11 мая. Проверка устойчивости самолета. В полете появился зуд.
13 мая. На скорости 550 км/час появилась тряска. На скорости 610 км/час тряски не было, но самолет рыскал.
15 мая. На высоте 11700 метров треснул плексиглас на подвижной части фонаря…»
И так день за днем.
Наконец я нахожу в синей папке то, что более всего интересует меня, — отзывы испытателей о пилотажных свойствах самолета. Мне уже известно, что каждый такой отзыв, или, как его еще называют, «летная оценка», — документ в высшей степени сложный. Летчик пишет его обязательно сам, обязательно один, и никто потом не имеет права изъять этот отзыв. Мало того, в летной оценке нельзя изменить ни одного слова, ни одной запятой.
Это документ ответственный. Порой одно замечание, сделанное испытателем, заставляет работать целый коллектив. Если он зря «придерется» к хорошему самолету, впустую будут работать десятки людей. И наоборот: если летчик «пожалеет» конструкторов и умолчит о каких-то недостатках машины, пусть даже мелких, плохо придется рядовым пилотам, которые получат самолет со всеми его дефектами. Поэтому, как бы ни хотелось испытателю сохранить добрые отношения с главным конструктором и со всем коллективом КБ, тут, оставшись, как говорится, наедине со своей совестью, он должен до конца быть принципиальным.

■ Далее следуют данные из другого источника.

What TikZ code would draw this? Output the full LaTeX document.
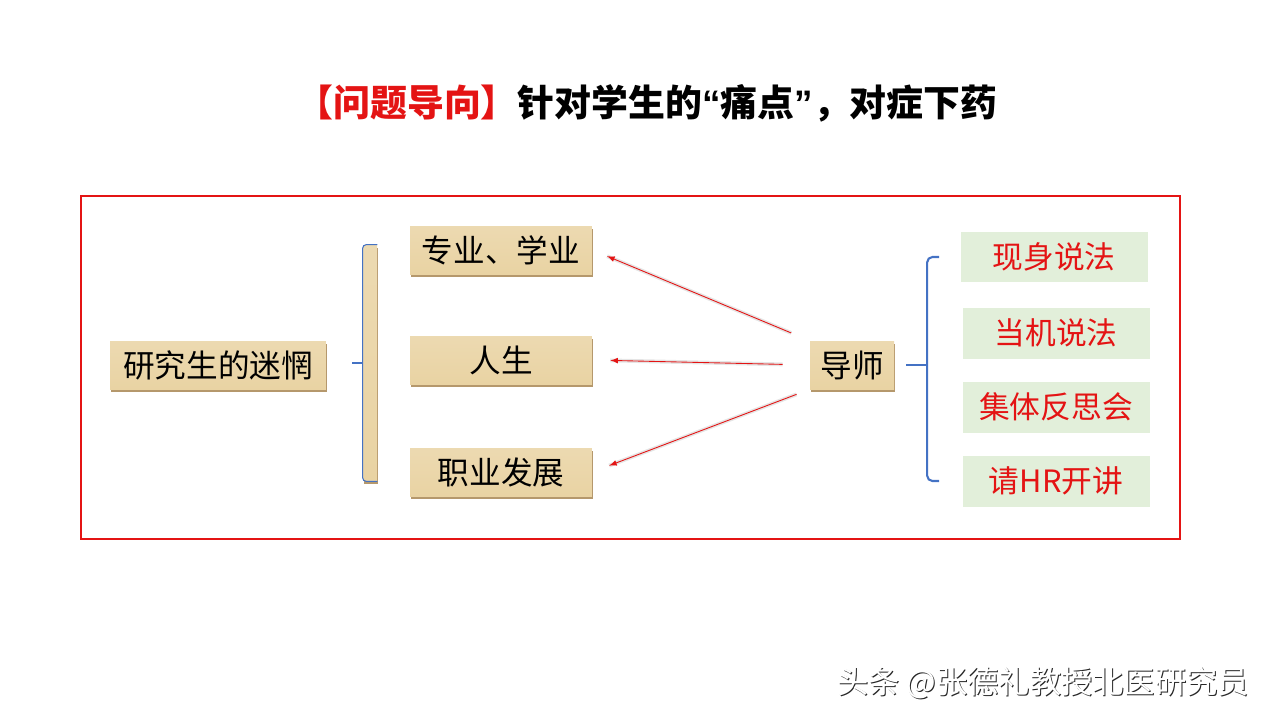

Вот, скажем. Галлай хвалит самолет.
«Кабина — одна из лучших среди всех новых истребителей. Рабочая поза летчика удобна. Расположение приборов и рычагов логично и также удобно для использования. О д н а к о…» — подчеркивает он и весьма дотошно, куда подробнее перечисляет девять пунктов, по которым требует улучшений. «Надо изменить форму рукоятки секторов газа, надо изолировать кабину от паров керосина, надо приподнять тумблер триммера руля высоты на 20—30 миллиметров над пультом, надо обязательно установить на приборной доске, на видном месте, махметр, прибор, который позволял бы читать число М, не прибегая к помощи таблиц…»
В самом конце отзыва, уже после того как Галлай выставил самолету отличную оценку, он снова, для верности, перечисляет основные требования: улучшить боковую устойчивость, поставить воздушный тормоз, оборудовать герметическую кабину, поставить в ней катапультное сиденье.
Шиянов пишет свой отзыв, не сговариваясь с Галлаем, пишет самостоятельно. Но выводы, в сущности, те же:
«Кабина выполнена хорошо. Обзор хороший. Расположение приборов хорошее, не затрудняет внимания. Но секторы газов неудобны… Необходима установка катапультного сиденья… Для полетов на высоту выше 10000 метров нужна герметическая кабина… Для полета на скоростях, близких к критическим, и для полета строем необходимы воздушные тормоза…»
И краткие выводы.
Галлай: «Резюмируя все сказанное, следует отметить, что пилотажные свойства самолета в целом делают его простым, приятным, неутомительным в пилотировании и доступным для освоения…»
Шиянов: «После доводки устойчивости самолет будет очень прост и приятен в управлении, так как даже в настоящем виде полет на нем несложен и вполне доступен летчикам средней квалификации».
Но неужели это сказано о том рычащем страшилище, которое еще недавно пугало людей? «Простой», «приятный», «неутомительный»… Да, о том самом. Неужели это написано о самолете, на котором разбился Гринчик? «Вполне доступен летчикам средней квалификации». Да, конечно, о том самом. Те же крылья на нем, те же двигатели, то же шасси, тот же фюзеляж. И вместе с тем это уже другой самолет. Прежде всего он прошел «доводку», многое переделано и исправлено за четыре месяца полетов, и замечания испытателей, сделанные ими в летной оценке, также будут учтены. Но еще важнее то, что неизведанное стало ясным для всех, — в этом пафос работы испытателей.
Подумайте об этом на досуге. Летчик-испытатель не говорит: «Я умею делать такое, чего никто, кроме меня, не сделает!» Он говорит: «Я все делаю для того, чтобы любой летчик мог повторить мои полеты». Этот человек не хочет быть героем-одиночкой, он идет впереди для того, чтобы сделать свой подвиг нормой для всех.
А в конце отчета, как и положено, стоят подписи. Подписи трех летчиков-испытателей первого класса, которые научили реактивный истребитель летать:
А. Гринчик
М. Галлай
Г. Шиянов.
Фамилия Гринчика обведена траурной рамкой. Но он подписал отчет.